Performance of the WebAssembly version is still substantially lower than that of the native version. This is partly due to lack of SIMD - the SIMD proposal for WebAssembly, especially with the hopefully imminent addition of dynamic shuffles, should hopefully address that - but index codec doesn’t use SIMD. There’s clearly a lot of room for improvement here; probably mostly on the toolchain side but there may be some modifications to the C++ code that would make it faster as well. One big issue is the lack of easy access to native code - I’d love to start from the generated x64 assembly and then figure out why it’s inefficient and where in the stack the inefficiency occurs.

In terms of code size, while it’s looking really good right now at just under 4K after gzip, the eventual introduction of SIMD version would at least double the WebAssembly portion (to maintain support for browsers without WebAssembly SIMD), if not more.

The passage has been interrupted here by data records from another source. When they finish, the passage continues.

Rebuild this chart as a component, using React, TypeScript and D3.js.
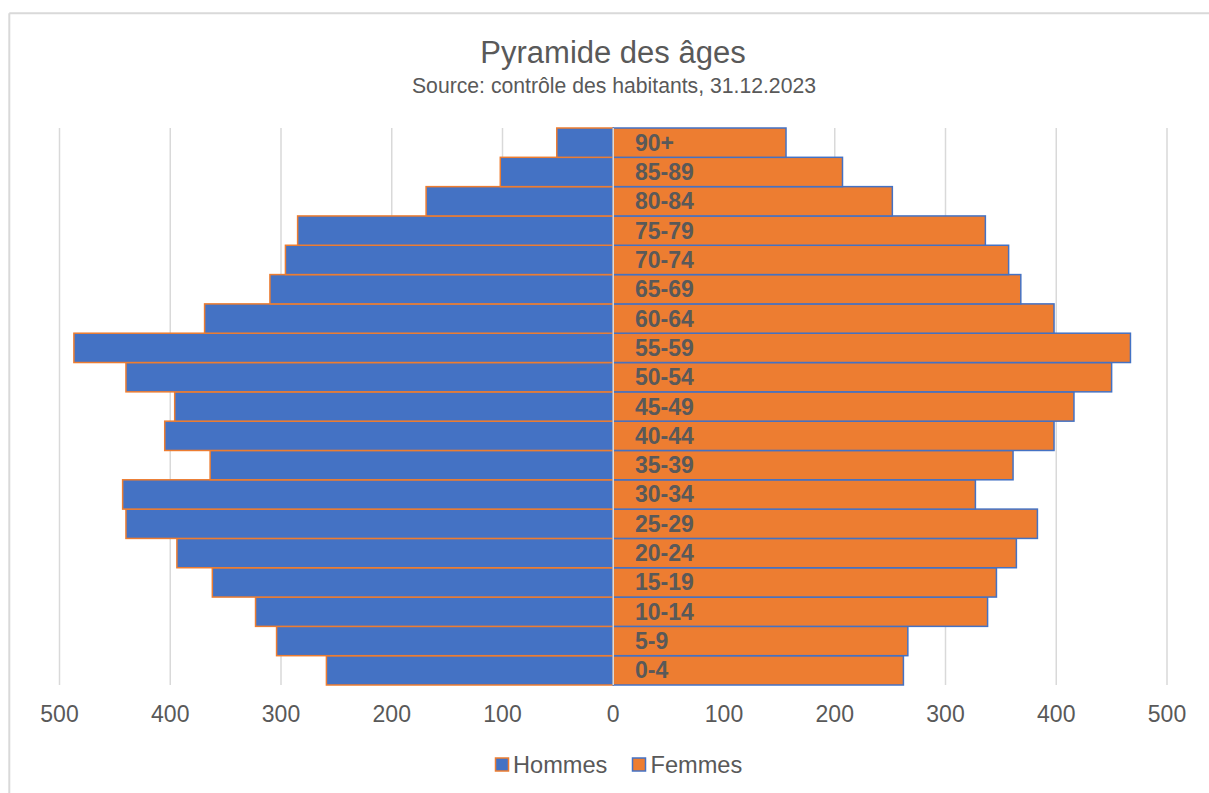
import React from "react";
import * as d3 from "d3";

const categories = ["0-4","5-9","10-14","15-19","20-24","25-29","30-34","35-39","40-44","45-49","50-54","55-59","60-64","65-69","70-74","75-79","80-84","85-89","90+"];
const hommes = [259,304,323,362,394,440,443,364,405,396,440,487,369,310,296,285,169,102,51];
const femmes = [262,266,338,346,364,383,327,361,398,416,450,467,398,368,357,336,252,207,156];
const ticks = [-500,-400,-300,-200,-100,0,100,200,300,400,500];
const title = "Pyramide des âges";
const subtitle = "Source: contrôle des habitants, 31.12.2023";
const seriesNames = ["Hommes", "Femmes"];

const BLUE = "#4472C4";
const ORANGE = "#ED7D31";
const GRID = "#d9d9d9";
const TEXT = "#595959";
const FONT = "'Liberation Sans', Arial, sans-serif";

export default function App() {
  const W = 1209, H = 793;
  const x = d3.scaleLinear().domain([-500, 500]).range([59.5, 1167]);
  const y = d3.scaleBand<string>().domain([...categories].reverse()).range([128, 685]).padding(0);
  const bw = y.bandwidth();
  const top = 128, bottom = 685;

  return (
    <svg width={W} height={H} style={{ position: "fixed", left: 0, top: 0, background: "#fff" }} fontFamily={FONT}>
      <rect x={0} y={0} width={W} height={H} fill="#fff" />
      {/* chart border */}
      <line x1={9.3} x2={W + 5} y1={13.3} y2={13.3} stroke={GRID} strokeWidth={2} />
      <line x1={9.3} x2={9.3} y1={13.3} y2={H + 5} stroke={GRID} strokeWidth={2} />

      <text x={613} y={63} textAnchor="middle" fontSize={31} fill={TEXT}>{title}</text>
      <text x={614} y={93} textAnchor="middle" fontSize={21.2} fill={TEXT}>{subtitle}</text>

      {/* gridlines */}
      {ticks.filter(t => t !== 0).map(t => (
        <line key={t} x1={x(t)} x2={x(t)} y1={top} y2={bottom} stroke={GRID} strokeWidth={1.5} />
      ))}

      {/* bars */}
      {categories.map((c, i) => (
        <g key={c}>
          <rect x={x(-hommes[i])} y={y(c)!} width={x(0) - x(-hommes[i])} height={bw}
            fill={BLUE} stroke={ORANGE} strokeWidth={1.5} />
          <rect x={x(0)} y={y(c)!} width={x(femmes[i]) - x(0)} height={bw}
            fill={ORANGE} stroke={BLUE} strokeWidth={1.5} />
        </g>
      ))}

      {/* zero axis */}
      <line x1={x(0)} x2={x(0)} y1={top} y2={bottom} stroke={GRID} strokeWidth={1.5} />

      {/* category labels */}
      {categories.map(c => (
        <text key={c} x={635} y={y(c)! + bw / 2 + 8} fontSize={23} fontWeight="bold" fill={TEXT}>{c}</text>
      ))}

      {/* tick labels */}
      {ticks.map(t => (
        <text key={t} x={x(t)} y={721.5} textAnchor="middle" fontSize={23} fill={TEXT}>{Math.abs(t)}</text>
      ))}

      {/* legend */}
      <rect x={495.5} y={758} width={13} height={13} fill={BLUE} stroke={ORANGE} strokeWidth={1.5} />
      <text x={513} y={772.5} fontSize={23.6} fill={TEXT}>{seriesNames[0]}</text>
      <rect x={632.5} y={758} width={13} height={13} fill={ORANGE} stroke={BLUE} strokeWidth={1.5} />
      <text x={650.5} y={772.5} fontSize={23.6} fill={TEXT}>{seriesNames[1]}</text>
    </svg>
  );
}
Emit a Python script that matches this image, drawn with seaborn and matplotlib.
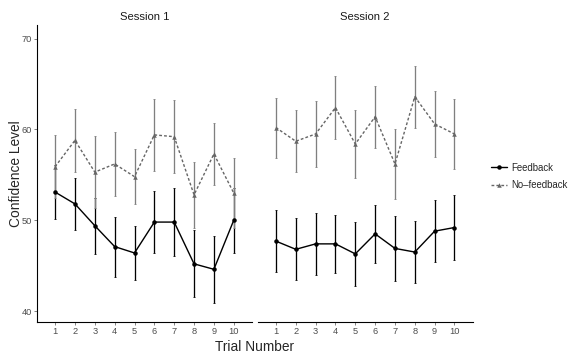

After the optimizations the breakdown of code size before gzip in the final version is as follows:

• JS runtime: 1966 bytes
• wasm meshopt_decodeVertexBuffer: 1772 bytes (~2363 bytes after Base64)
• wasm meshopt_decodeIndexBuffer: 2398 bytes (~3197 bytes after Base64)
• wasm memcpy: 454 bytes (~605 bytes after Base64)

It’s likely possible to recode memcpy to fit the workflow better and/or rely on the eventual builtin; JS runtime could be minified, running it through UglifyJS produces 1059 byte file which is ~900 bytes smaller, and it’s possible that instead of using Base64 to encode the file, a better option is to either use a larger but more compressible encoding, or to put the data into a separate file and use some kind of prefetch declaration in the source HTML file to fetch .js and .wasm files in parallel.